We did eventually get outside to tour the battlefield itself and while I thought that might settle on him even harder, it actually lightened his load quite a bit. Even with the monuments and old artillery scattered around, the out of doors is the out of doors and so he went running through the fields, chasing Sethie and letting himself be chased. I was relieved actually. He's too little to be so burdened by someone else's evil. Unfortunately, he has his whole life ahead of him to experience that.

*Tourism exploitation sidenote: In the museum gift shop, I was, frankly, shocked at some of the children's things they had there. They had t-shirts with both Union and Confederate uniforms emblazoned on them: the Confederate one said "Johnny Reb" on it and plenty of grey confederate caps to round out the outfits. Maybe this is just some version of "cops and robbers", but I couldn't imagine letting my kids run around in fake blue and grey, shooting at each other, even though I'm pretty liberal in the play-fighting area ("Thomas, you can pretend to whack your brother...just don't actually whack him"). And the confederate flag has always struck me as a middle finger to the country we pulled together and eradication of slavery by the blood of millions of Americans. Now it's a souvenir? Like I said...some things just aren't for sale.

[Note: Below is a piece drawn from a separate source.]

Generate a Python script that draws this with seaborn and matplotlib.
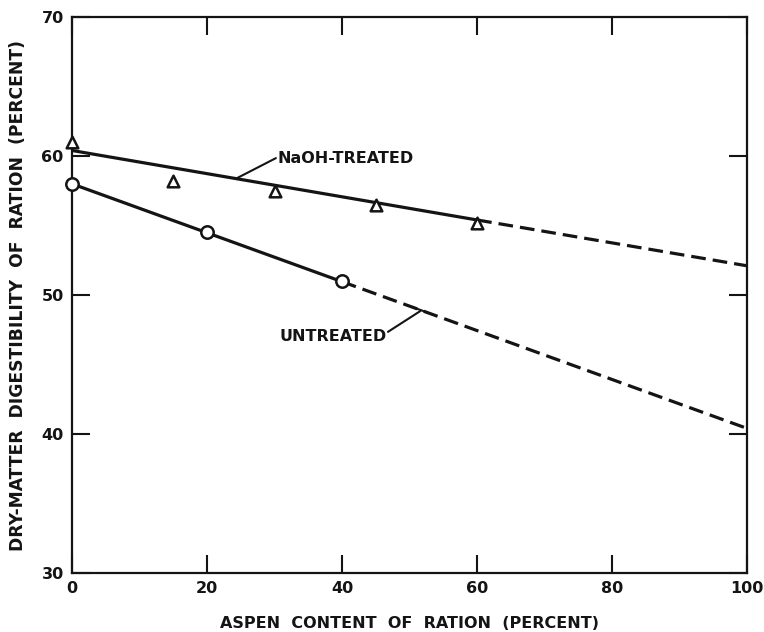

Here are pictures from Gettysburg Battlefield Memorial Park:


Nate and the kids on Emmitsburg Road, overlooking
the fields where the Union soldiers held their ground


Another shot off Emmitsburg Road


Sethie sits atop a cannon on Emmitsburg Road

Thomas on top the same cannon, looking thoughtful

Thomas and I walking the pathway that marks Pickett's Charge


Thomas and Sethie playing in the fields near Pickett's Charge

1 comment:

Anonymous said...

I remember when Matt was about 4 and he was looking out the window and said - look at that black woman out there. I thought, when did he learn that? I looked outside and saw the neighbors teenage daughter dressed completely in black (goth-like) and Matt, being 4, saw her as a woman - and she was black (even though her skin was white - really white with the makeup). Another time he pointed out the purple woman to me...I laughed.

This is actually the only complaint we have about where we live, it is too non-diverse - but we still love it here.